Begin DATA

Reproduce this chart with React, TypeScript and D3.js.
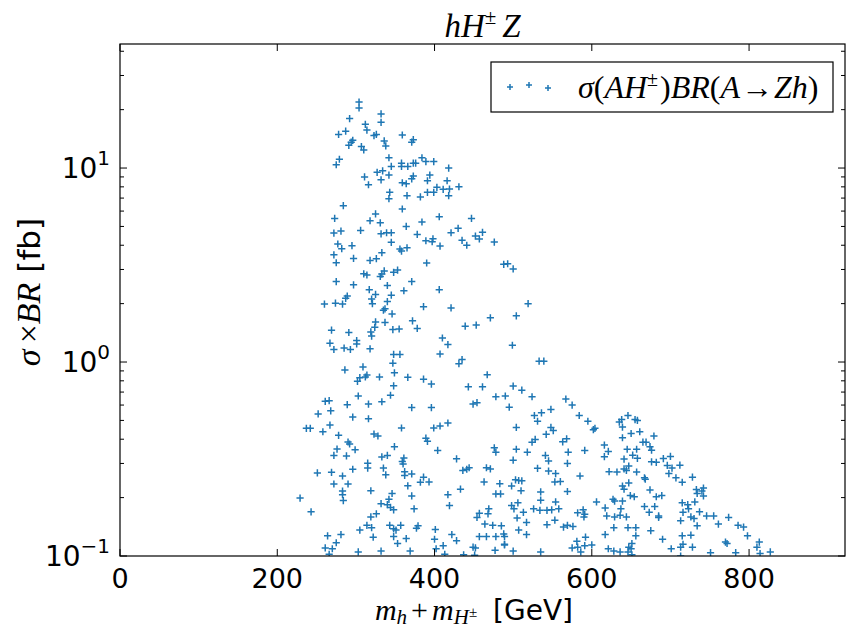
import React from "react";
import * as d3 from "d3";

// m_h + m_H± [GeV]
const massSum: number[] = [
  304,304,332,292,332,312,287,314,278,326,323,359,296,294,291,336,373,371,307,310,338,342,384,279,275,345,358,358,366,373,376,389,399,418,
  327,334,342,311,332,373,371,394,359,364,391,316,416,403,411,419,343,391,399,342,365,382,418,284,359,406,273,325,318,331,384,364,272,281,306,332,339,345,378,345,389,398,397,407,277,295,282,356,365,
  272,275,297,318,326,333,358,390,310,314,331,333,336,348,353,275,297,340,371,317,361,406,325,345,289,287,320,260,274,283,321,340,386,335,337,346,325,337,372,324,378,269,291,319,347,355,320,410,301,267,301,417,272,285,293,318,348,356,407,
  347,309,286,349,314,312,305,302,330,366,386,396,348,303,344,
  261,266,289,316,333,371,396,252,268,296,316,237,242,258,267,358,399,407,417,278,323,328,389,391,290,292,349,276,299,404,272,288,333,340,361,359,360,315,315,335,296,251,269,362,371,338,362,283,386,382,393,272,290,366,319,283,283,229,284,346,371,417,342,332,340,344,348,374,419,243,326,319,314,320,343,357,348,351,305,379,377,401,264,281,322,348,364,400,275,353,411,261,270,402,303,332,369,266,413,
  431,447,430,421,452,461,457,435,441,476,488,493,500,421,519,504,471,439,453,499,435,431,533,539,467,443,461,500,
  511,478,490,524,567,449,454,495,575,548,536,527,531,584,595,635,638,646,655,658,504,548,551,542,602,604,639,650,661,639,524,528,563,568,476,478,504,518,570,591,616,621,616,645,652,657,428,500,541,545,641,658,569,436,441,444,466,471,531,545,554,622,632,641,644,647,657,585,463,483,503,507,511,553,560,647,498,639,641,433,510,569,478,484,535,649,654,506,535,554,606,627,629,639,498,501,526,534,543,549,558,617,637,469,457,468,454,513,505,582,589,591,590,619,629,636,644,464,474,485,517,553,543,564,569,576,628,646,656,507,457,466,478,488,489,517,617,656,422,428,489,489,581,592,651,449,452,575,582,591,600,621,647,650,477,500,535,586,628,636,646,437,451,651,
  679,665,669,674,676,676,682,691,700,696,702,712,698,707,715,728,667,668,674,689,682,733,742,734,740,742,715,722,731,667,680,723,716,737,673,685,685,726,730,746,755,774,713,761,734,786,793,675,715,726,798,690,770,772,813,810,716,713,728,701,751,783,814,827,713,
];

// σ × BR [fb]
const sigmaBR: number[] = [
  21.9,20.4,19.0,18.0,17.2,16.8,15.5,15.7,14.9,14.9,14.7,14.8,13.9,13.6,13.1,13.8,14.0,13.6,12.9,12.4,13.0,11.3,11.3,11.1,10.4,10.2,10.6,10.2,10.2,10.6,10.6,10.8,10.8,10.0,
  9.5,9.67,9.2,9.0,8.7,9.1,8.8,9.2,8.4,8.3,8.6,8.2,8.6,7.95,7.77,7.8,7.5,7.5,7.5,6.95,7.2,7.1,7.2,6.4,6.15,5.61,5.5,5.8,5.35,5.22,5.27,5.0,4.62,4.73,4.77,4.58,4.64,4.64,4.55,4.14,4.22,4.32,4.17,3.96,4.06,3.98,3.84,3.82,3.88,
  3.57,3.25,3.42,3.34,3.41,3.66,3.73,3.24,2.85,2.81,2.76,2.84,2.95,2.90,2.98,2.60,2.50,2.48,2.60,2.36,2.33,2.36,2.23,2.21,2.19,2.13,2.11,1.99,2.01,1.99,2.00,2.05,1.93,1.85,1.88,1.77,1.61,1.60,1.63,1.51,1.49,1.46,1.42,1.43,1.47,1.48,1.36,1.33,1.29,1.25,1.24,1.23,1.16,1.18,1.16,1.17,1.095,1.095,1.10,
  0.987,0.943,0.91,0.88,0.857,0.837,0.83,0.795,0.837,0.834,0.816,0.77,0.754,0.668,0.674,
  0.627,0.632,0.603,0.607,0.624,0.582,0.582,0.54,0.56,0.52,0.51,0.455,0.455,0.437,0.473,0.457,0.457,0.468,0.485,0.419,0.425,0.4155,0.405,0.39,0.387,0.378,0.366,0.356,0.353,0.35,0.33,0.328,0.324,0.33,0.32,0.307,0.298,0.301,0.284,0.284,0.28,0.268,0.27,0.272,0.265,0.262,0.26,0.2585,0.255,0.24,0.241,0.235,0.235,0.23,0.217,0.216,0.207,0.199,0.193,0.21,0.204,0.207,0.196,0.186,0.184,0.178,0.173,0.175,0.182,0.169,0.165,0.159,0.144,0.14,0.144,0.144,0.138,0.136,0.136,0.143,0.139,0.137,0.127,0.129,0.125,0.126,0.123,0.122,0.117,0.116,0.113,0.110,0.109,0.109,0.105,0.106,0.106,0.102,0.102,
  8.01,5.5,4.89,4.64,4.46,4.66,4.31,4.24,4.0,4.155,3.19,3.21,3.02,1.90,2.0,1.73,1.69,1.53,1.55,1.22,1.03,0.98,1.01,1.01,0.86,0.745,0.745,0.752,
  0.716,0.662,0.668,0.662,0.644,0.607,0.617,0.585,0.60,0.57,0.547,0.53,0.495,0.53,0.495,0.49,0.505,0.53,0.505,0.50,0.46,0.46,0.443,0.424,0.448,0.455,0.462,0.428,0.437,0.407,0.386,0.399,0.388,0.402,0.361,0.343,0.355,0.343,0.343,0.35,0.373,0.346,0.325,0.355,0.331,0.355,0.317,0.312,0.33,0.309,0.316,0.319,0.30,0.276,0.28,0.285,0.285,0.281,0.283,0.274,0.266,0.272,0.271,0.281,0.276,0.291,0.271,0.2585,0.241,0.236,0.247,0.245,0.244,0.241,0.242,0.238,0.2295,0.2295,0.221,0.221,0.217,0.215,0.209,0.209,0.214,0.205,0.202,0.188,0.194,0.19,0.19,0.196,0.192,0.192,0.182,0.175,0.175,0.172,0.172,0.173,0.175,0.177,0.175,0.175,0.166,0.165,0.158,0.168,0.157,0.167,0.173,0.164,0.159,0.161,0.159,0.162,0.159,0.146,0.144,0.143,0.149,0.153,0.145,0.141,0.144,0.142,0.14,0.14,0.14,0.136,0.126,0.126,0.126,0.13,0.126,0.129,0.129,0.127,0.129,0.12,0.115,0.114,0.119,0.125,0.116,0.111,0.11,0.11,0.111,0.113,0.114,0.109,0.111,0.109,0.107,0.106,0.105,0.105,0.106,0.105,0.105,0.1015,0.101,0.1015,
  0.4155,0.386,0.386,0.366,0.351,0.306,0.304,0.318,0.326,0.293,0.284,0.294,0.266,0.253,0.24,0.255,0.253,0.249,0.219,0.205,0.202,0.22,0.224,0.21,0.216,0.204,0.188,0.184,0.19,0.18,0.18,0.175,0.168,0.169,0.168,0.161,0.158,0.159,0.156,0.161,0.161,0.158,0.152,0.146,0.143,0.144,0.141,0.135,0.127,0.128,0.127,0.122,0.118,0.116,0.118,0.111,0.115,0.111,0.111,0.109,0.104,0.104,0.103,0.105,0.1,
];

const xTicks: number[] = [0, 200, 400, 600, 800];
const yMajorTicks: number[] = [0.1, 1, 10];
const yExponents: string[] = ["\u22121", "0", "1"];
const yMinorTicks: number[] = [0.2,0.3,0.4,0.5,0.6,0.7,0.8,0.9,2,3,4,5,6,7,8,9,20,30,40];

const W = 848, H = 630;
const L = 120, R = 845, T = 44, B = 556;
const BLUE = "#1f77b4";
const SANS = "'DejaVu Sans', sans-serif";
const MATH = "'Liberation Serif', 'DejaVu Serif', serif";

function Plus({ x, y, s = 3.6 }: { x: number; y: number; s?: number }) {
  return (
    <path d={`M${x - s},${y}H${x + s}M${x},${y - s}V${y + s}`} stroke={BLUE} strokeWidth={1.5} fill="none" />
  );
}

export default function App() {
  const x = d3.scaleLinear().domain([0, 922]).range([L, R]);
  const y = d3.scaleLog().domain([0.1, 43.6]).range([B, T]);
  const n = Math.min(massSum.length, sigmaBR.length);
  const pts = d3.range(n).map((i) => [x(massSum[i]), y(sigmaBR[i])]);

  return (
    <svg width={W} height={H} style={{ display: "block", position: "absolute", left: 0, top: 0, background: "#fff" }}>
      <rect width={W} height={H} fill="#fff" />
      <defs>
        <clipPath id="plotclip">
          <rect x={L} y={T} width={R - L} height={B - T} />
        </clipPath>
      </defs>
      {/* title */}
      <text x={(L + R) / 2} y={37} textAnchor="middle" fontFamily={MATH} fontStyle="italic" fontSize={33}>
        hH<tspan fontSize={21} dy={-13} fontStyle="normal">±</tspan>
        <tspan dy={13} dx={6}>Z</tspan>
      </text>

      {/* points */}
      <g clipPath="url(#plotclip)">
        {pts.map(([px, py], i) => (
          <Plus key={i} x={px} y={py} />
        ))}
      </g>

      {/* ticks */}
      <g stroke="#000" strokeWidth={1}>
        {xTicks.map((t) => (
          <g key={"xt" + t}>
            <line x1={x(t)} x2={x(t)} y1={B} y2={B - 7} />
            <line x1={x(t)} x2={x(t)} y1={T} y2={T + 7} />
          </g>
        ))}
        {yMajorTicks.map((t) => (
          <g key={"yt" + t}>
            <line x1={L} x2={L + 7} y1={y(t)} y2={y(t)} />
            <line x1={R} x2={R - 7} y1={y(t)} y2={y(t)} />
          </g>
        ))}
        {yMinorTicks.map((t) => (
          <g key={"ym" + t}>
            <line x1={L} x2={L + 4} y1={y(t)} y2={y(t)} />
            <line x1={R} x2={R - 4} y1={y(t)} y2={y(t)} />
          </g>
        ))}
      </g>
      <rect x={L} y={T} width={R - L} height={B - T} fill="none" stroke="#000" strokeWidth={1.2} />

      {/* x tick labels */}
      {xTicks.map((t) => (
        <text key={"xl" + t} x={x(t)} y={588} textAnchor="middle" fontFamily={SANS} fontSize={27}>
          {t}
        </text>
      ))}
      {/* y tick labels */}
      {yMajorTicks.map((t, i) => (
        <text key={"yl" + t} x={110} y={y(t) + 10} textAnchor="end" fontFamily={SANS} fontSize={28}>
          10<tspan fontSize={20} dy={-13}>{yExponents[i]}</tspan>
        </text>
      ))}

      {/* x label */}
      <text x={474} y={620} textAnchor="middle" fontSize={30}>
        <tspan fontFamily={MATH} fontStyle="italic">m</tspan>
        <tspan fontFamily={MATH} fontStyle="italic" fontSize={21} dy={4}>h</tspan>
        <tspan fontFamily={MATH} dy={-4} dx={4}>+</tspan>
        <tspan fontFamily={MATH} fontStyle="italic" dx={4}>m</tspan>
        <tspan fontFamily={MATH} fontStyle="italic" fontSize={21} dy={4}>H</tspan>
        <tspan fontFamily={MATH} fontSize={15} dy={-7}>±</tspan>
        <tspan fontFamily={SANS} fontSize={28} dy={3} dx={16}>{"[GeV]"}</tspan>
      </text>

      {/* y label */}
      <text transform={`translate(40,292) rotate(-90)`} textAnchor="middle" fontSize={34}>
        <tspan fontFamily={MATH} fontStyle="italic">σ</tspan>
        <tspan fontFamily={MATH} dx={6}>×</tspan>
        <tspan fontFamily={MATH} fontStyle="italic">BR</tspan>
        <tspan fontFamily={SANS} fontSize={31} dx={10}>{"[fb]"}</tspan>
      </text>

      {/* legend */}
      <rect x={491} y={62} width={342} height={50} fill="#fff" stroke="#000" strokeWidth={1.2} />
      <Plus x={510} y={87} s={3} />
      <Plus x={529} y={85} s={3} />
      <Plus x={548} y={88} s={3} />
      <text x={578} y={98} fontFamily={MATH} fontSize={32}>
        <tspan fontStyle="italic">σ</tspan>(<tspan fontStyle="italic">AH</tspan>
        <tspan fontSize={20} dy={-12}>±</tspan>
        <tspan dy={12} dx={2}>)</tspan>
        <tspan fontStyle="italic">BR</tspan>(<tspan fontStyle="italic">A</tspan>
        <tspan dx={1}>→</tspan>
        <tspan fontStyle="italic" dx={1}>Zh</tspan>)
      </text>
    </svg>
  );
}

End DATA

■ **PROBLEM**
Every line from the start of the listing above through the line with "import * as" should be repeated exactly; skip the pictures and add nothing else.

■ **THE SOLUTION**
Reproduce this chart with React, TypeScript and D3.js.
import React from "react";
import * as d3 from "d3";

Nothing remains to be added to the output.